Though it was originally a sewing shop, McKeithen has expanded the business to sell all kinds of products. A variety of pocketbooks and hats hang in the window, while a rack of colorful scarves sits by the door.
During a stroll through the store, you can find women's undergarments, men's clothing, dress suits for boys and white church gloves. Other items include greeting cards, lotion, hair products, hairpieces, jewelry and nail polish.
"We do pretty good," he said. "I've been holding my own for 20 years."
Charlean Bennett said she still comes to the store to purchase fabrics and sewing items that are hard to find elsewhere.
"Every time I get a chance, I come here," Bennett said, as she purchased white fusible lining at the register. "There's no other place in Stamford to buy this, every other place closed up."
Bennett, who learned how to sew as a youngster, was buying the lining to go inside of a shoulder bag that she's working on. She said she also buys fabrics, buttons and zippers at the store.

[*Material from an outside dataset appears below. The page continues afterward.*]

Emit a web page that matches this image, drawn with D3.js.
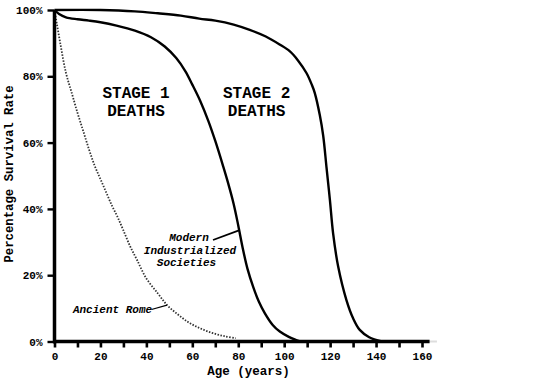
<!DOCTYPE html>
<html>
<head>
<meta charset="utf-8">
<script src="https://cdn.jsdelivr.net/npm/d3@7"></script>
<style>
  html, body { margin: 0; padding: 0; background: #fff; }
  svg { display: block; }
  text { font-family: "Courier New", Courier, "Nimbus Mono PS", "Liberation Mono", monospace; font-weight: bold; fill: #000; }
</style>
</head>
<body>
<svg id="chart" width="541" height="387"></svg>
<script>
// ---- Data (age in years, percent surviving) ----
const xTicks = [0, 10, 20, 30, 40, 50, 60, 70, 80, 90, 100, 110, 120, 130, 140, 150, 160];
const xTickLabels = ["0", "", "20", "", "40", "", "60", "", "80", "", "100", "", "120", "", "140", "", "160"];
const yTicks = [0, 20, 40, 60, 80, 100];
const yTickLabels = ["0%", "20%", "40%", "60%", "80%", "100%"];

const ancientRome = [
  [0, 100], [2.5, 90], [5, 81], [7.5, 75], [10, 69], [12.5, 63.5], [15, 58], [17.5, 53],
  [20, 49], [22.5, 45], [25, 41], [27.5, 37.5], [30, 33.5], [33, 28.6], [36, 24.5],
  [40, 19], [45, 14.5], [49, 11], [54, 8], [59, 5.5], [64, 3.8], [69, 2.5], [74, 1.6], [79, 1]
];
const modernSocieties = [
  [0, 100], [2, 98.8], [5, 97.8], [10, 97.2], [15, 96.8], [20, 96.3], [27, 95.3], [35, 93.8],
  [42, 91.8], [48, 89], [53, 85.5], [57, 81.5], [60, 77.5], [63.5, 72.5], [67, 66.5], [70, 60.5],
  [73.5, 52.7], [75.5, 48], [78, 41.5], [80, 35], [82, 28], [84, 22], [86.5, 16.5], [89, 12],
  [91.6, 8.5], [95, 5], [98.1, 3], [102, 1.4], [105, 0.5], [107, 0]
];
const stage2Curve = [
  [0, 100], [20, 100], [35, 99.6], [45, 99], [55, 98.3], [63, 97.4], [70, 96.8], [78, 95.6],
  [85, 94], [92, 92], [98, 89.6], [102.5, 87.5], [106, 84.8], [109.7, 81], [112, 77.5],
  [113.3, 75], [115.5, 68.3], [117, 62], [118.4, 52.7], [119.9, 42.7], [121.3, 32.6],
  [123.5, 22.6], [127.1, 12.5], [130, 7], [132.9, 3.5], [137, 1.3], [142.5, 0]
];

const regionLabels = [
  { lines: ["STAGE 1", "DEATHS"], age: 35.5, pct: 73.5 },
  { lines: ["STAGE 2", "DEATHS"], age: 88, pct: 73.5 }
];

// ---- Layout ----
const svg = d3.select("#chart");
const x = d3.scaleLinear().domain([0, 160]).range([54.5, 422]);
const y = d3.scaleLinear().domain([0, 100]).range([341.5, 10]);

const line = d3.line()
  .x(d => x(d[0]))
  .y(d => y(d[1]))
  .curve(d3.curveCatmullRom.alpha(0.5));

// faint extension of x axis
svg.append("line")
  .attr("x1", x(0)).attr("x2", x(166.5))
  .attr("y1", y(0)).attr("y2", y(0))
  .attr("stroke", "#ddd").attr("stroke-width", 2);

// curves
svg.append("path").datum(ancientRome)
  .attr("d", line).attr("fill", "none")
  .attr("stroke", "#333").attr("stroke-width", 1.8)
  .attr("stroke-dasharray", "1.5 1.5");

svg.append("path").datum(modernSocieties)
  .attr("d", line).attr("fill", "none")
  .attr("stroke", "#000").attr("stroke-width", 2.4);

svg.append("path").datum(stage2Curve)
  .attr("d", line).attr("fill", "none")
  .attr("stroke", "#000").attr("stroke-width", 2.4);

// X axis
const xAxis = d3.axisBottom(x)
  .tickValues(xTicks)
  .tickFormat((d, i) => xTickLabels[i])
  .tickSize(6)
  .tickPadding(5);
const gx = svg.append("g").attr("transform", `translate(0,${y(0)})`).call(xAxis);
gx.select(".domain").remove();
gx.append("line").attr("x1", x(0) - 1.5).attr("x2", x(163.3))
  .attr("stroke", "#000").attr("stroke-width", 3.5);
gx.selectAll(".tick line").attr("stroke", "#000").attr("stroke-width", 2.6);
gx.selectAll(".tick text").style("font-size", "11px").attr("fill", "#000");

// Y axis
const yAxis = d3.axisLeft(y)
  .tickValues(yTicks)
  .tickFormat((d, i) => yTickLabels[i])
  .tickSize(7)
  .tickPadding(5);
const gy = svg.append("g").attr("transform", `translate(${x(0)},0)`).call(yAxis);
gy.select(".domain").remove();
gy.append("line").attr("y1", y(100)).attr("y2", y(0) + 1.75)
  .attr("stroke", "#000").attr("stroke-width", 3.5);
gy.selectAll(".tick line").attr("stroke", "#000").attr("stroke-width", 2.4);
gy.selectAll(".tick text").style("font-size", "11px").attr("fill", "#000");

// Axis titles
svg.append("text")
  .attr("x", 248.5).attr("y", 375)
  .attr("text-anchor", "middle")
  .style("font-size", "12.5px")
  .text("Age (years)");

svg.append("text")
  .attr("transform", "translate(13,174) rotate(-90)")
  .attr("text-anchor", "middle")
  .style("font-size", "12.3px")
  .text("Percentage Survival Rate");

// Region labels
regionLabels.forEach(r => {
  const t = svg.append("text")
    .attr("text-anchor", "middle")
    .style("font-size", "16px");
  r.lines.forEach((s, i) => {
    t.append("tspan")
      .attr("x", x(r.age))
      .attr("y", y(r.pct) + i * 18.3)
      .text(s);
  });
});

// Annotations
const annot = svg.append("g").style("font-style", "italic").style("font-size", "11px");
annot.append("text").attr("x", 189).attr("y", 240.5).attr("text-anchor", "middle").text("Modern");
annot.append("text").attr("x", 190).attr("y", 253.5).attr("text-anchor", "middle").text("Industrialized");
annot.append("text").attr("x", 186.5).attr("y", 266).attr("text-anchor", "middle").text("Societies");
annot.append("text").attr("x", 112.5).attr("y", 312.5).attr("text-anchor", "middle").text("Ancient Rome");

// Leader lines (anchored on curve points)
svg.append("line")
  .attr("x1", 213).attr("y1", 240)
  .attr("x2", x(80.3)).attr("y2", y(33.5))
  .attr("stroke", "#000").attr("stroke-width", 1.8);
svg.append("line")
  .attr("x1", 151.5).attr("y1", 309.5)
  .attr("x2", x(49)).attr("y2", y(11))
  .attr("stroke", "#000").attr("stroke-width", 1.3);
</script>
</body>
</html>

McKeithen said his mother also used to sew and teach sewing classes. The sign outside still says "dressmaking" and "alterations," which are now done by another woman.
Raised in Virginia, Adelle moved to Stamford, married Junius McKeithen and had eight children. They belonged to Bethel AME Church on Fairfield Avenue. While she ran the store, Junius worked at a downtown bank.
Two of the eight children have died, two live in California and the rest live in the state. McKeithen said they still get together on holidays and special occasions.
While McKeithen is running the store, he remains seated by the front window, where he keeps a quiet watch over Washington Boulevard.
Several pedestrians have been struck and killed by cars on the boulevard over the last decade or two, including one right in front of his store. McKeithen has been vocal about keeping the main artery safe, even passing around a petition at one point to have safety measures put in place.
"Washington Boulevard's been a tragedy for a long time," McKeithen said. "So many people have been killed, I don't know what it is."
While the pedestrian deaths still upset McKeithen, his mother's passing is one he seems unlikely to ever get over.
"She was a great lady," he said. "I'd like to have her back."